The closing of the Merger is subject to customary conditions, including the accuracy of the representations and warranties contained in the Merger Agreement (subject to certain materiality qualifiers) and compliance with covenants and agreements in the Merger Agreement in all material respects.

The Merger Agreement contains customary representations, warranties and covenants of the Company and Virex. Subject to certain customary limitations, following the closing of the Merger, the Virex Equityholders shall indemnify the Company and its officers, directors, employees and agents against certain losses related to, among other things, breaches of Virex’s representations and warranties, certain specified liabilities and the failure to perform covenants or obligations under the Merger Agreement.

Pursuant to the terms of the Merger Agreement (and subject to the limitations set forth therein), the Company has agreed to prepare and file one or more registration statements with the Securities and Exchange Commission (the "SEC") following the closing of the Merger, for the purpose of registering for resale the shares of Common Stock issued as Merger Consideration. Under the Merger Agreement, the Company is required to file such registration statement with the SEC within 30 days of the issuance of such shares of Common Stock.

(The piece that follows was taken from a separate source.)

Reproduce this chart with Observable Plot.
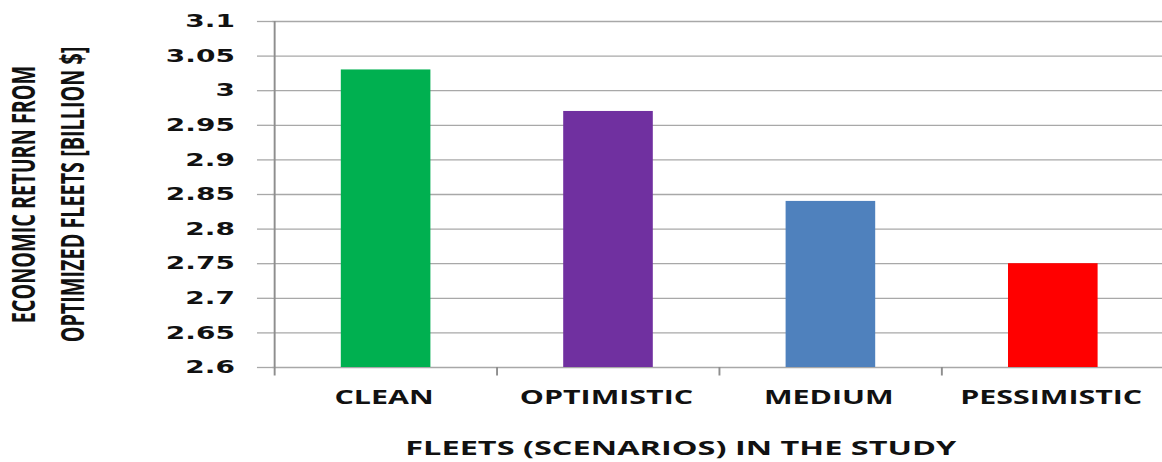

The foregoing description of the Merger Agreement does not purport to be complete and is qualified in its entirety by reference to the full text of the Merger Agreement, which is filed herewith as Exhibit 2.1.

The representations, warranties and covenants contained in the Merger Agreement were made only for purposes of such agreement and as of specific dates, were solely for the benefit of the parties to the Merger Agreement, and may be subject to limitations agreed upon by the contracting parties. Accordingly, the Merger Agreement is incorporated herein by reference only to provide investors with information regarding the terms of the Merger Agreement, and not to provide investors with any other factual information regarding the Company or its business, and should be read in conjunction with the disclosures in the Company’s periodic reports and other filings with the SEC.

Item 3.02. Unregistered Sale of Securities.

The information set forth in Item 1.01 of this Current Report on Form 8-K is incorporated herein by reference into this Item 3.02 in its entirety. The Shares will be issued to accredited Virex Equityholders in a transaction exempt from registration under the Securities Act, in reliance on Section 4(a)(2) thereof and Rule 506 of Regulation D thereunder. Each Virex Equityholder that receives any shares of Common Stock as Merger Consideration will represent that such equityholder is an "accredited investor," as defined in Regulation D, and will acquire such shares of Common Stock for investment only and not with a view towards, or for resale in connection with, the public sale or distribution thereof.

Except for the registration rights contemplated by the Merger Agreement, the Shares will not be registered under the Securities Act and such Shares may not be offered or sold in the United States absent registration or an exemption from registration under the Securities Act and any applicable state securities laws. Neither this Current Report on Form 8-K nor the exhibits attached hereto is an offer to sell or the solicitation of an offer to buy shares of Common Stock or any other securities of the Company.